• **Exercise**: Copy every entry exactly as given, minus the images.

• **Dataset entries**:
>>>
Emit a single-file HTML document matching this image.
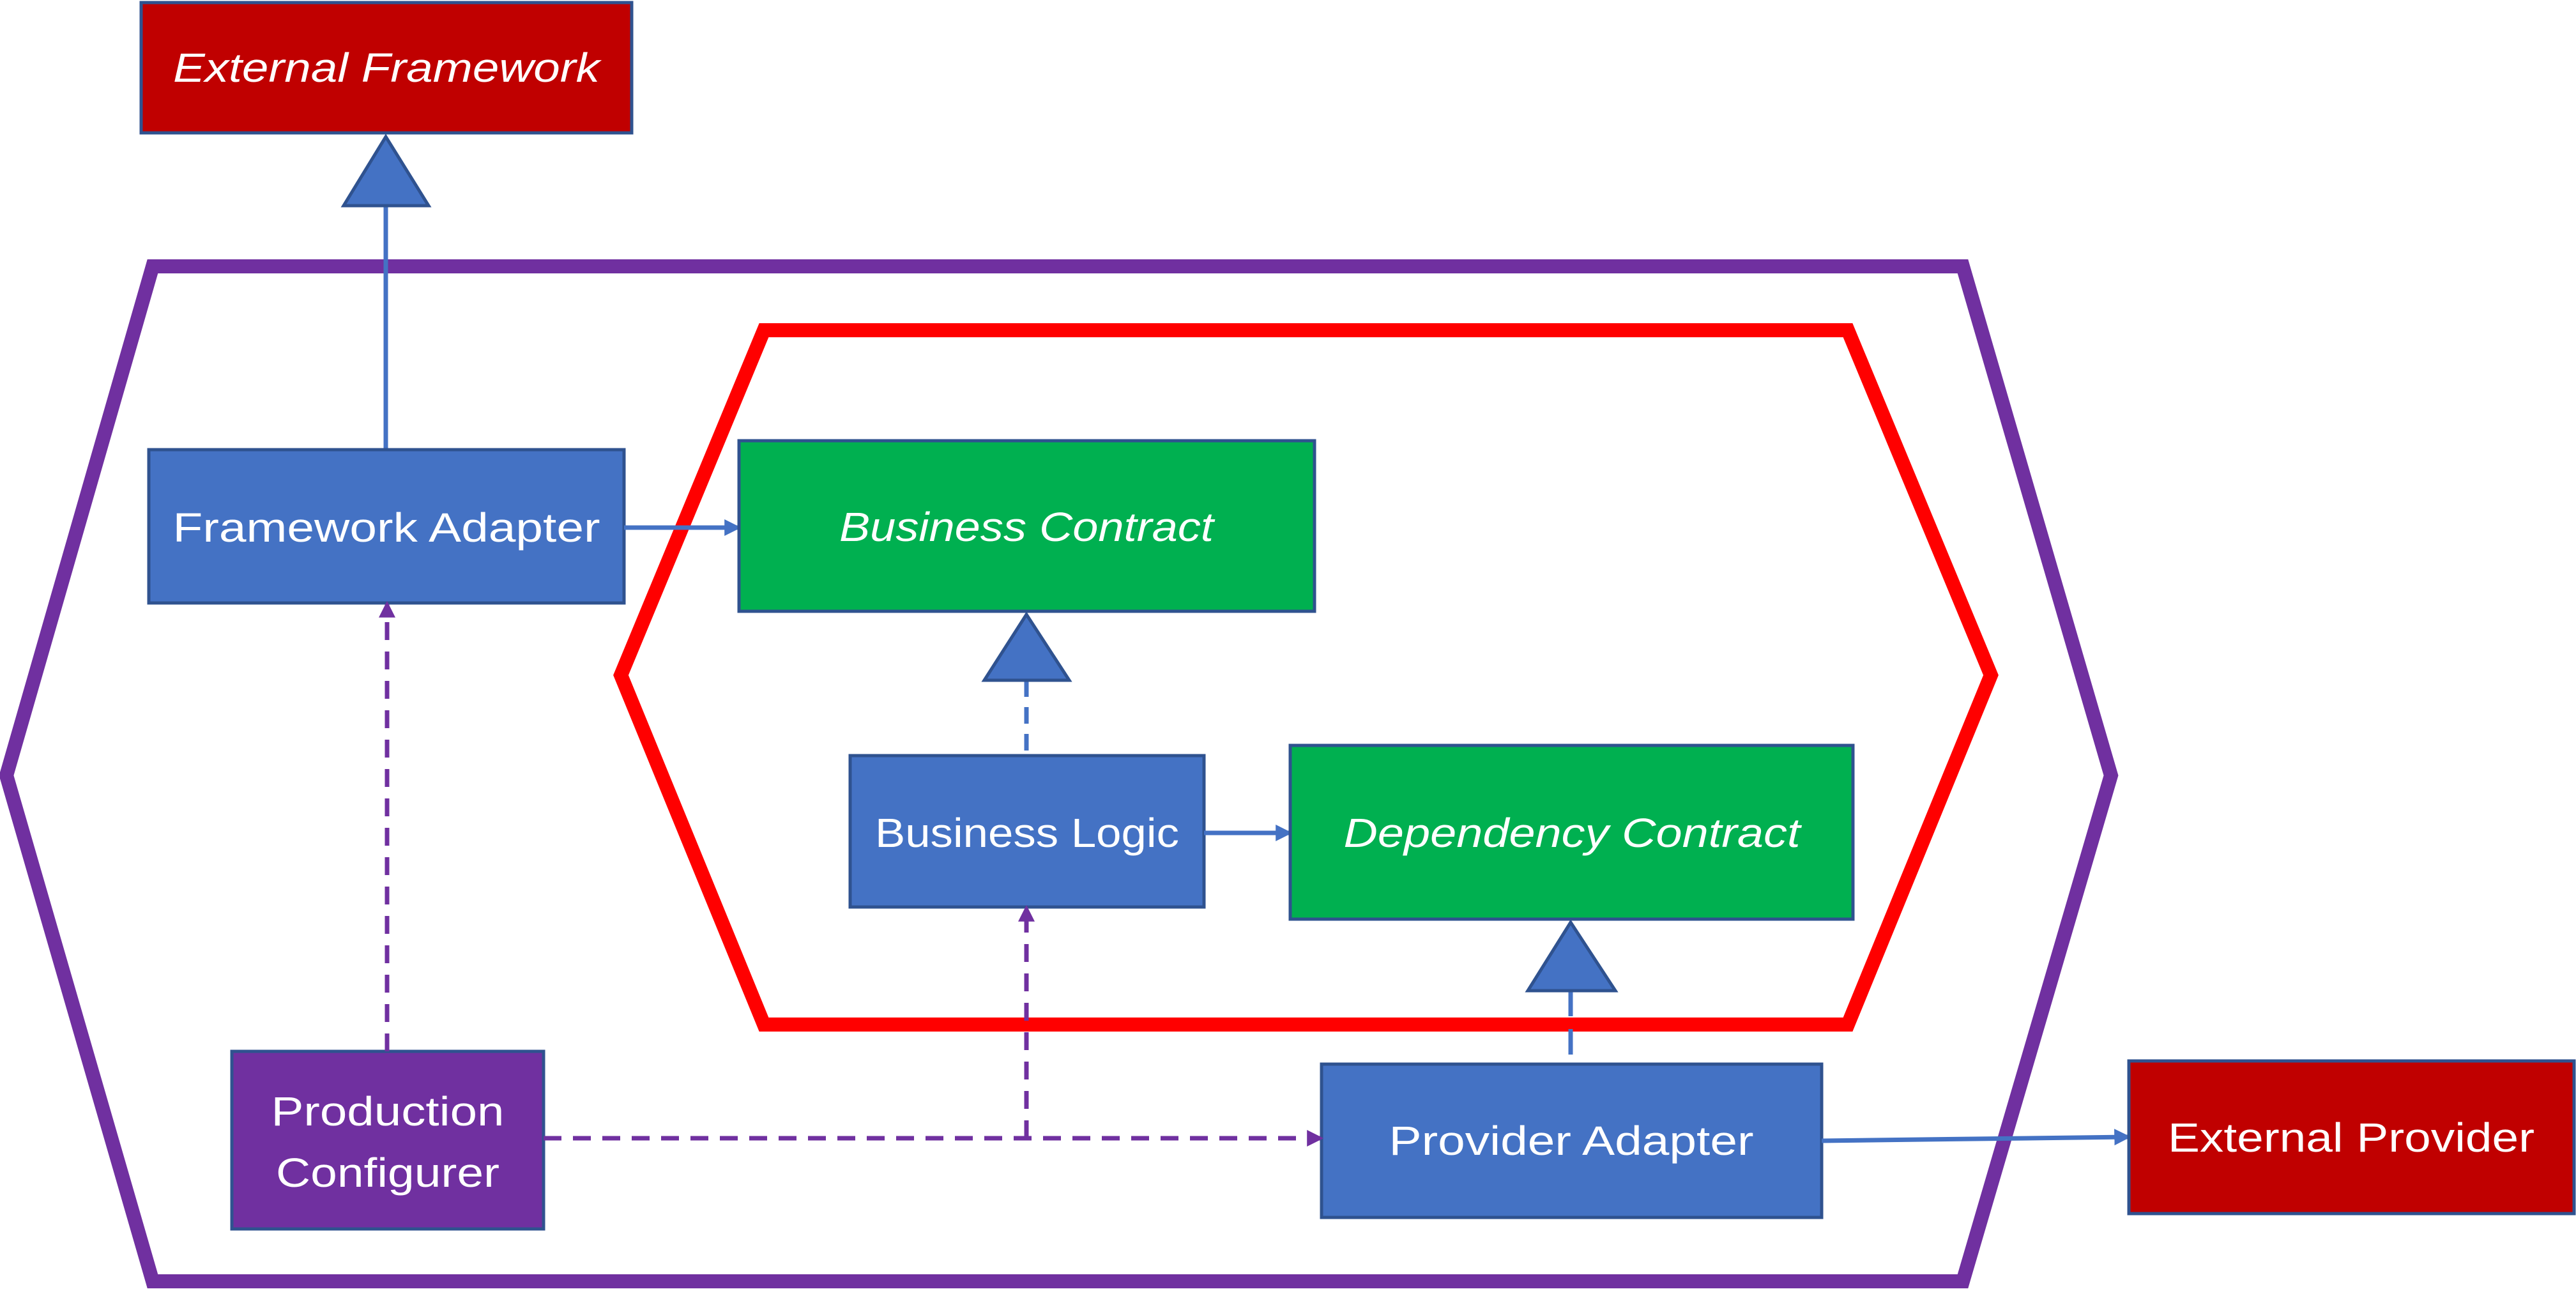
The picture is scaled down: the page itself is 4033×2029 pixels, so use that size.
<!DOCTYPE html>
<html><head><meta charset="utf-8"><style>
html,body{margin:0;padding:0;background:#fff;}
svg{display:block;}
text{font-family:"Liberation Sans",sans-serif;fill:#fff;font-size:64px;}
</style></head><body>
<svg width="4033" height="2029" viewBox="0 0 4033 2029" xmlns="http://www.w3.org/2000/svg">
<defs>
<marker id="ab" markerWidth="10" markerHeight="10" refX="8" refY="5" orient="auto" markerUnits="userSpaceOnUse" viewBox="0 0 10 10"><path d="M0,0 L10,5 L0,10 z" fill="#4472C4"/></marker>
<marker id="ap" viewBox="0 0 10 10" refX="8" refY="5" markerWidth="26" markerHeight="30" orient="auto" markerUnits="userSpaceOnUse"><path d="M0,0 L10,5 L0,10 z" fill="#7030A0"/></marker>
<marker id="ab2" viewBox="0 0 10 10" refX="8" refY="5" markerWidth="26" markerHeight="30" orient="auto" markerUnits="userSpaceOnUse"><path d="M0,0 L10,5 L0,10 z" fill="#4472C4"/></marker>
</defs>

<!-- hexagons -->
<polygon points="239,417 3073,417 3305,1214 3073,2006 239,2006 10,1214" fill="none" stroke="#7030A0" stroke-width="22"/>
<polygon points="1196,517 2893,517 3117,1057 2893,1604 1196,1604 972,1057" fill="none" stroke="#FF0000" stroke-width="22"/>

<!-- External Framework -->
<rect x="221" y="4" width="768" height="204" fill="#C00000" stroke="#2F528F" stroke-width="5"/>
<text x="605" y="128" text-anchor="middle" font-style="italic" textLength="668" lengthAdjust="spacingAndGlyphs">External Framework</text>

<!-- generalization FA -> EF -->
<line x1="604" y1="322" x2="604" y2="704" stroke="#4472C4" stroke-width="7"/>
<polygon points="604,214 538,322 671,322" fill="#4472C4" stroke="#2F528F" stroke-width="5"/>

<!-- Framework Adapter -->
<rect x="233" y="704" width="744" height="240" fill="#4472C4" stroke="#2F528F" stroke-width="5"/>
<text x="605" y="848" text-anchor="middle" textLength="669" lengthAdjust="spacingAndGlyphs">Framework Adapter</text>

<!-- FA -> BC -->
<line x1="977" y1="826" x2="1155" y2="826" stroke="#4472C4" stroke-width="7" marker-end="url(#ab2)"/>

<!-- Business Contract -->
<rect x="1157" y="690" width="901" height="267" fill="#00B050" stroke="#2F528F" stroke-width="5"/>
<text x="1607" y="847" text-anchor="middle" font-style="italic" textLength="586" lengthAdjust="spacingAndGlyphs">Business Contract</text>

<!-- BL -> BC realization -->
<line x1="1607" y1="1065" x2="1607" y2="1183" stroke="#4472C4" stroke-width="7" stroke-dasharray="26,16"/>
<polygon points="1607,962 1541,1065 1674,1065" fill="#4472C4" stroke="#2F528F" stroke-width="5"/>

<!-- Business Logic -->
<rect x="1331" y="1183" width="554" height="237" fill="#4472C4" stroke="#2F528F" stroke-width="5"/>
<text x="1608" y="1326" text-anchor="middle" textLength="476" lengthAdjust="spacingAndGlyphs">Business Logic</text>

<!-- BL -> DC -->
<line x1="1885" y1="1304" x2="2018" y2="1304" stroke="#4472C4" stroke-width="7" marker-end="url(#ab2)"/>

<!-- Dependency Contract -->
<rect x="2020" y="1167" width="881" height="272" fill="#00B050" stroke="#2F528F" stroke-width="5"/>
<text x="2461" y="1326" text-anchor="middle" font-style="italic" textLength="715" lengthAdjust="spacingAndGlyphs">Dependency Contract</text>

<!-- PA -> DC realization -->
<line x1="2459" y1="1551" x2="2459" y2="1666" stroke="#4472C4" stroke-width="7" stroke-dasharray="40,20"/>
<polygon points="2459,1444 2392,1551 2529,1551" fill="#4472C4" stroke="#2F528F" stroke-width="5"/>

<!-- Provider Adapter -->
<rect x="2069" y="1666" width="783" height="240" fill="#4472C4" stroke="#2F528F" stroke-width="5"/>
<text x="2460" y="1808" text-anchor="middle" textLength="571" lengthAdjust="spacingAndGlyphs">Provider Adapter</text>

<!-- PA -> EP -->
<line x1="2852" y1="1786" x2="3331" y2="1780" stroke="#4472C4" stroke-width="7" marker-end="url(#ab2)"/>

<!-- External Provider -->
<rect x="3333" y="1661" width="697" height="239" fill="#C00000" stroke="#2F528F" stroke-width="5"/>
<text x="3681" y="1803" text-anchor="middle" textLength="574" lengthAdjust="spacingAndGlyphs">External Provider</text>

<!-- Production Configurer -->
<rect x="363" y="1646" width="488" height="278" fill="#7030A0" stroke="#2F528F" stroke-width="5"/>
<text x="607" y="1762" text-anchor="middle" textLength="365" lengthAdjust="spacingAndGlyphs">Production</text>
<text x="607" y="1858" text-anchor="middle" textLength="350" lengthAdjust="spacingAndGlyphs">Configurer</text>

<!-- dashed purple dependencies -->
<line x1="606" y1="1646" x2="606" y2="946" stroke="#7030A0" stroke-width="7" stroke-dasharray="28,18" marker-end="url(#ap)"/>
<line x1="851" y1="1782" x2="2067" y2="1782" stroke="#7030A0" stroke-width="7" stroke-dasharray="28,18" marker-end="url(#ap)"/>
<line x1="1607" y1="1782" x2="1607" y2="1422" stroke="#7030A0" stroke-width="7" stroke-dasharray="28,18" marker-end="url(#ap)"/>
</svg>
</body></html>
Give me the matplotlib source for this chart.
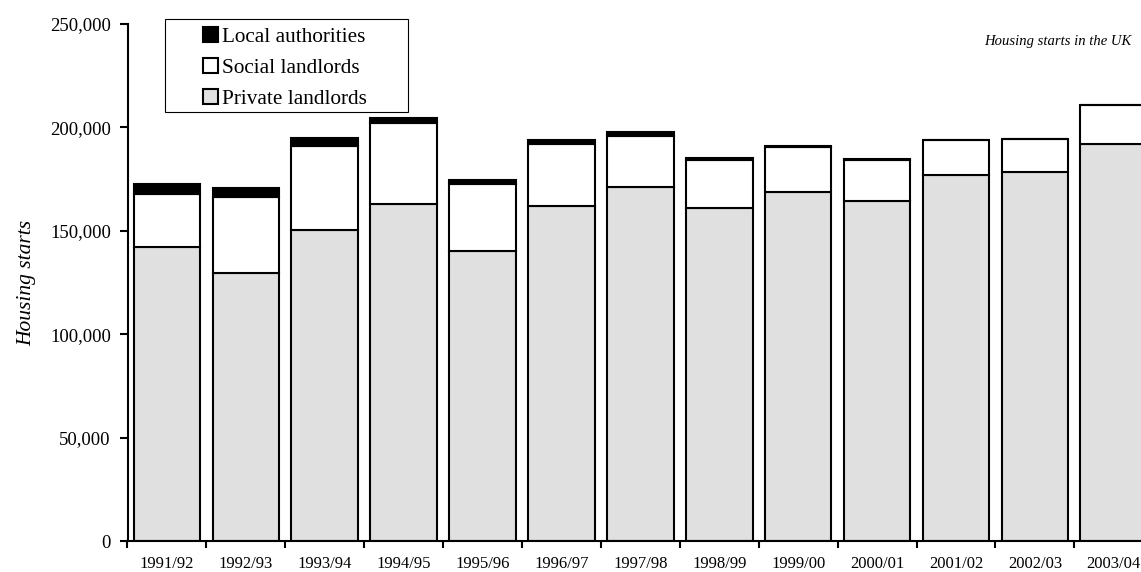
<<<
• **Expected answer**:
Emit a single-file HTML document matching this image.
The picture is scaled down: the page itself is 4033×2029 pixels, so use that size.
<!DOCTYPE html>
<html><head><meta charset="utf-8"><style>
html,body{margin:0;padding:0;background:#fff;}
svg{display:block;}
text{font-family:"Liberation Sans",sans-serif;fill:#fff;font-size:64px;}
</style></head><body>
<svg width="4033" height="2029" viewBox="0 0 4033 2029" xmlns="http://www.w3.org/2000/svg">
<defs>
<marker id="ab" markerWidth="10" markerHeight="10" refX="8" refY="5" orient="auto" markerUnits="userSpaceOnUse" viewBox="0 0 10 10"><path d="M0,0 L10,5 L0,10 z" fill="#4472C4"/></marker>
<marker id="ap" viewBox="0 0 10 10" refX="8" refY="5" markerWidth="26" markerHeight="30" orient="auto" markerUnits="userSpaceOnUse"><path d="M0,0 L10,5 L0,10 z" fill="#7030A0"/></marker>
<marker id="ab2" viewBox="0 0 10 10" refX="8" refY="5" markerWidth="26" markerHeight="30" orient="auto" markerUnits="userSpaceOnUse"><path d="M0,0 L10,5 L0,10 z" fill="#4472C4"/></marker>
</defs>

<!-- hexagons -->
<polygon points="239,417 3073,417 3305,1214 3073,2006 239,2006 10,1214" fill="none" stroke="#7030A0" stroke-width="22"/>
<polygon points="1196,517 2893,517 3117,1057 2893,1604 1196,1604 972,1057" fill="none" stroke="#FF0000" stroke-width="22"/>

<!-- External Framework -->
<rect x="221" y="4" width="768" height="204" fill="#C00000" stroke="#2F528F" stroke-width="5"/>
<text x="605" y="128" text-anchor="middle" font-style="italic" textLength="668" lengthAdjust="spacingAndGlyphs">External Framework</text>

<!-- generalization FA -> EF -->
<line x1="604" y1="322" x2="604" y2="704" stroke="#4472C4" stroke-width="7"/>
<polygon points="604,214 538,322 671,322" fill="#4472C4" stroke="#2F528F" stroke-width="5"/>

<!-- Framework Adapter -->
<rect x="233" y="704" width="744" height="240" fill="#4472C4" stroke="#2F528F" stroke-width="5"/>
<text x="605" y="848" text-anchor="middle" textLength="669" lengthAdjust="spacingAndGlyphs">Framework Adapter</text>

<!-- FA -> BC -->
<line x1="977" y1="826" x2="1155" y2="826" stroke="#4472C4" stroke-width="7" marker-end="url(#ab2)"/>

<!-- Business Contract -->
<rect x="1157" y="690" width="901" height="267" fill="#00B050" stroke="#2F528F" stroke-width="5"/>
<text x="1607" y="847" text-anchor="middle" font-style="italic" textLength="586" lengthAdjust="spacingAndGlyphs">Business Contract</text>

<!-- BL -> BC realization -->
<line x1="1607" y1="1065" x2="1607" y2="1183" stroke="#4472C4" stroke-width="7" stroke-dasharray="26,16"/>
<polygon points="1607,962 1541,1065 1674,1065" fill="#4472C4" stroke="#2F528F" stroke-width="5"/>

<!-- Business Logic -->
<rect x="1331" y="1183" width="554" height="237" fill="#4472C4" stroke="#2F528F" stroke-width="5"/>
<text x="1608" y="1326" text-anchor="middle" textLength="476" lengthAdjust="spacingAndGlyphs">Business Logic</text>

<!-- BL -> DC -->
<line x1="1885" y1="1304" x2="2018" y2="1304" stroke="#4472C4" stroke-width="7" marker-end="url(#ab2)"/>

<!-- Dependency Contract -->
<rect x="2020" y="1167" width="881" height="272" fill="#00B050" stroke="#2F528F" stroke-width="5"/>
<text x="2461" y="1326" text-anchor="middle" font-style="italic" textLength="715" lengthAdjust="spacingAndGlyphs">Dependency Contract</text>

<!-- PA -> DC realization -->
<line x1="2459" y1="1551" x2="2459" y2="1666" stroke="#4472C4" stroke-width="7" stroke-dasharray="40,20"/>
<polygon points="2459,1444 2392,1551 2529,1551" fill="#4472C4" stroke="#2F528F" stroke-width="5"/>

<!-- Provider Adapter -->
<rect x="2069" y="1666" width="783" height="240" fill="#4472C4" stroke="#2F528F" stroke-width="5"/>
<text x="2460" y="1808" text-anchor="middle" textLength="571" lengthAdjust="spacingAndGlyphs">Provider Adapter</text>

<!-- PA -> EP -->
<line x1="2852" y1="1786" x2="3331" y2="1780" stroke="#4472C4" stroke-width="7" marker-end="url(#ab2)"/>

<!-- External Provider -->
<rect x="3333" y="1661" width="697" height="239" fill="#C00000" stroke="#2F528F" stroke-width="5"/>
<text x="3681" y="1803" text-anchor="middle" textLength="574" lengthAdjust="spacingAndGlyphs">External Provider</text>

<!-- Production Configurer -->
<rect x="363" y="1646" width="488" height="278" fill="#7030A0" stroke="#2F528F" stroke-width="5"/>
<text x="607" y="1762" text-anchor="middle" textLength="365" lengthAdjust="spacingAndGlyphs">Production</text>
<text x="607" y="1858" text-anchor="middle" textLength="350" lengthAdjust="spacingAndGlyphs">Configurer</text>

<!-- dashed purple dependencies -->
<line x1="606" y1="1646" x2="606" y2="946" stroke="#7030A0" stroke-width="7" stroke-dasharray="28,18" marker-end="url(#ap)"/>
<line x1="851" y1="1782" x2="2067" y2="1782" stroke="#7030A0" stroke-width="7" stroke-dasharray="28,18" marker-end="url(#ap)"/>
<line x1="1607" y1="1782" x2="1607" y2="1422" stroke="#7030A0" stroke-width="7" stroke-dasharray="28,18" marker-end="url(#ap)"/>
</svg>
</body></html>
Give me the matplotlib source for this chart.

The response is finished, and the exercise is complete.